All this is the consequence not of the natural climate, but of the political climate forced upon us in recent years. Anyone who refused to play along with the all-encompassing call to combat global warming (and to reach net-zero in the coming years) was quickly excluded from polite society and marginalized within mainstream parties—witness Wolfgang Clement, the former minister for economic affairs (SPD), who resigned from his party and who criticized Germany’s climate policy up until his death (in 2020). Bowing to Greta Thunberg and Fridays for Future and their arrogant call to “listen to the science” (as if there were only one science) became the default position.
As a result, even simple, well-established measures that had served the city in past winters were either abandoned or neglected: gritting equipment in public parks, snow shovels in rented properties. Some homeowners cancelled winter maintenance services, convinced they wouldn’t be needed anymore.
This negligence shows that, far from understanding nature, we have in fact allowed ourselves to be estranged from it—despite the challenges of harsh winters having accompanied humans in the northern hemisphere for centuries. (Pieter Bruegel the Elder’s famous 1565 painting “The Hunters in the Snow,” which depicts three weary men returning from an unsuccessful hunt, serves as a reminder). We needn’t even reach back to the Little Ice Age to know what winter can mean. Berlin has a reputation for harsh winters occurring at regular intervals. One of the harshest was 1962/63, with over 100 days of frost and temperatures often reaching -20°C—at a time when many households still lacked central heating. Yet people coped, even managing to enjoy winter’s more delightful aspects.
In truth, winters have lost much of their threat—or should have. Thanks to modern heating and efficient public transport, snowy winters now bring some of life’s greatest joys: skiing, skating, sledging. For those for whom winter meant hardship and danger, there was always the comfort that spring and summer would return—a comfort eco-warriors have been keen to spoil too. Last year, warnings of a “heatwave summer” or even a “hellish summer” began with the first hot days—warnings that proved as unfounded as predictions of no more snow.
Napoleon once said that a general who is surprised by anything on the battlefield is a bad general. What, then, should we say of authorities who appear unprepared and overwhelmed by something as natural and common as winter?

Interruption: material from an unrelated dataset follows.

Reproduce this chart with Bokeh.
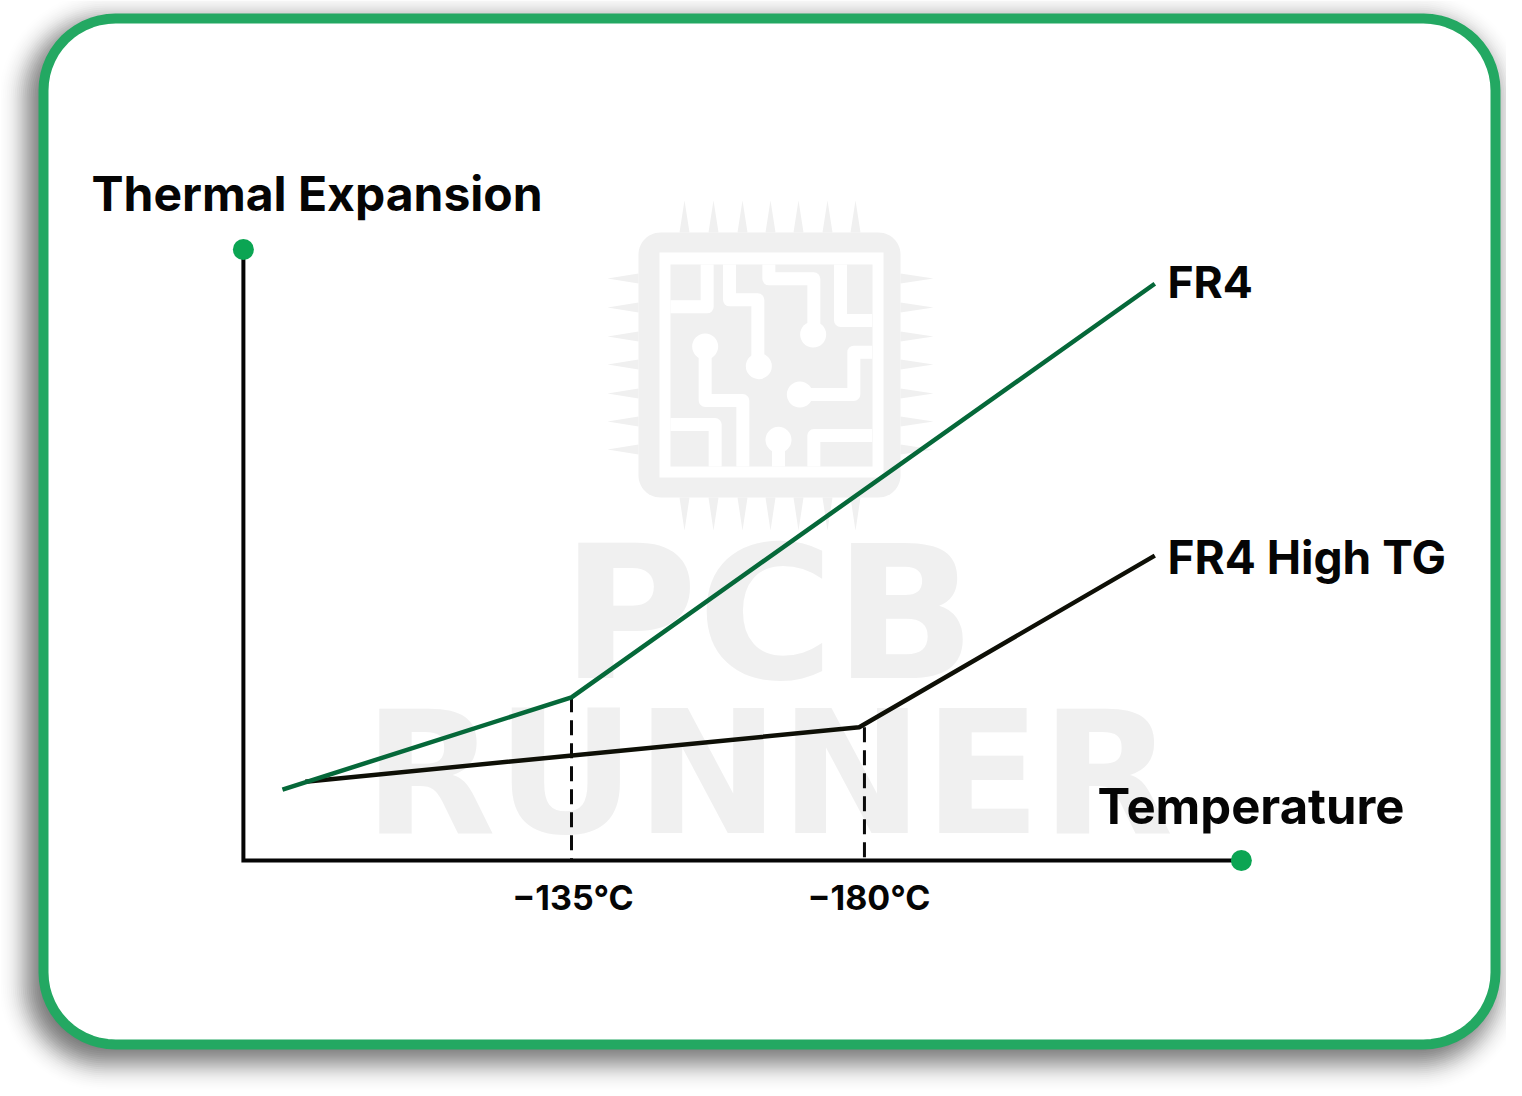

If discussing the weather has ceased to be innocent, it is because it now puts our technocratic, aloof elite on the spot. They have invested too much in the rhetoric of saving us from global warming to ever change course. Even as winter continues, public media eagerly spread news that, despite being cold locally, this January was in fact the fifth hottest globally. This may be true, but Berliners sliding through their city won’t be impressed. They will demand safer roads and a government rooted in life’s realities, not in global climate statistics (which many feel their country can hardly influence anyway). They are right.